On July 29, 2014, the Senate passed the Highway and Transportation Funding Act of 2014, following the House of Representatives’ passage two weeks earlier. The Act was signed by the President on August 8, 2014.
The Act, in part, temporarily reauthorizes funding of the Federal Highway Trust Fund (the “HTF”) until May 31, 2015. The HTF is a component of the Federal-Aid Highway Program, which reimburses states for federal-aid highway projects. For example, on any given federally-funded project, the Washington State Department of Transportation (“WSDOT”) pays its contractor for completed work from available state funds and receives reimbursement from the HTF.
Congress’ passage of the Act comes just in the nick of time. The HTF needs to maintain a balance of $4 billion in order to manage cash flow, but was projected to become insolvent later this month. If Congress failed to pass the Act, the U.S. Department of Transportation was scheduled to begin slowing reimbursements to states for eligible projects. Without sufficient balances in the HTF, Washington’s current project payments could have been curtailed, and future projects could have been delayed. WSDOT identified forty-three highway projects totaling $29 million that could have been impacted if the HTF became insolvent. Read more.

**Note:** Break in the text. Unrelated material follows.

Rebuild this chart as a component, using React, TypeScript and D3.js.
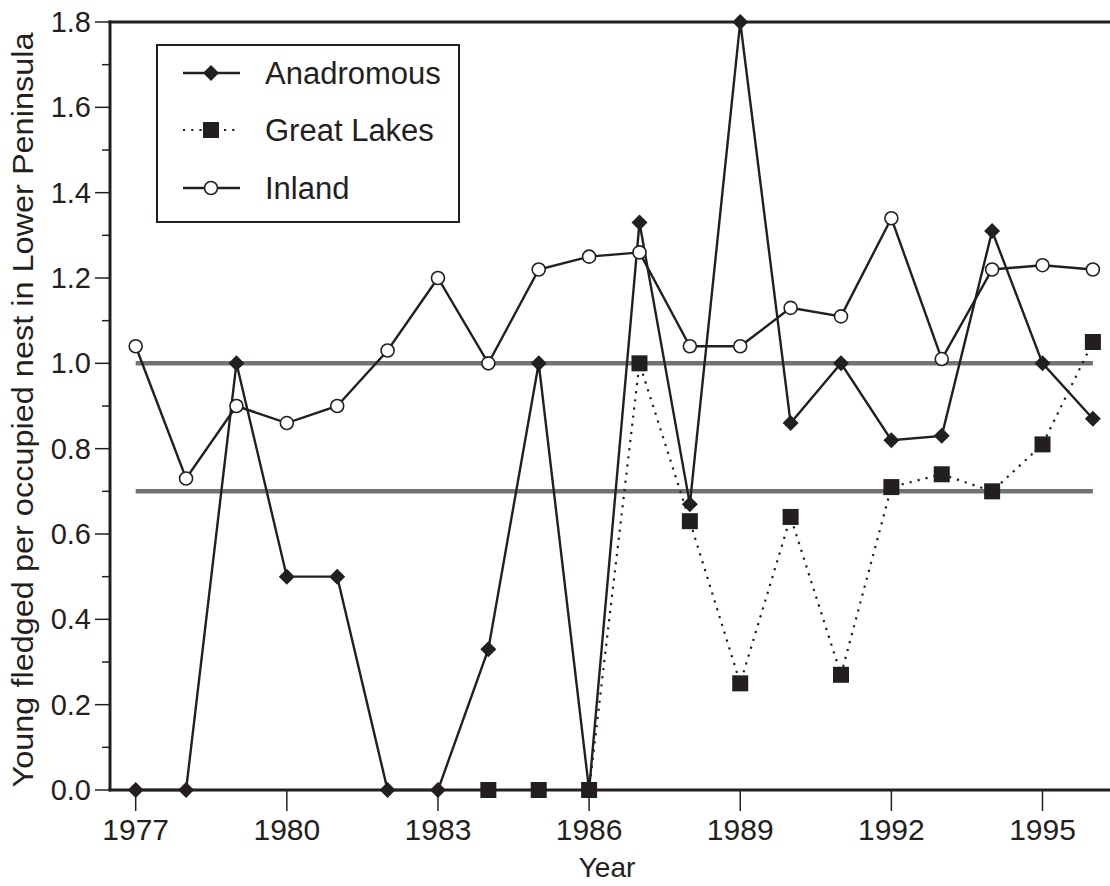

The Act is only a temporary solution, giving Congress some breathing room to address a much larger problem. Congress will now likely turn its attention to the passage of a long-term transportation bill. With a temporary (nearly ten-month) relief, there is hope that a more permanent solution can be facilitated. The Obama Administration supports the GROW AMERICA Act as a permanent solution, which would increase funding for highways, bridges, and transit and rail systems over four years. Several other proposals are being advocated by both parties. Any long-term transportation bill, however, is likely to be highly controversial.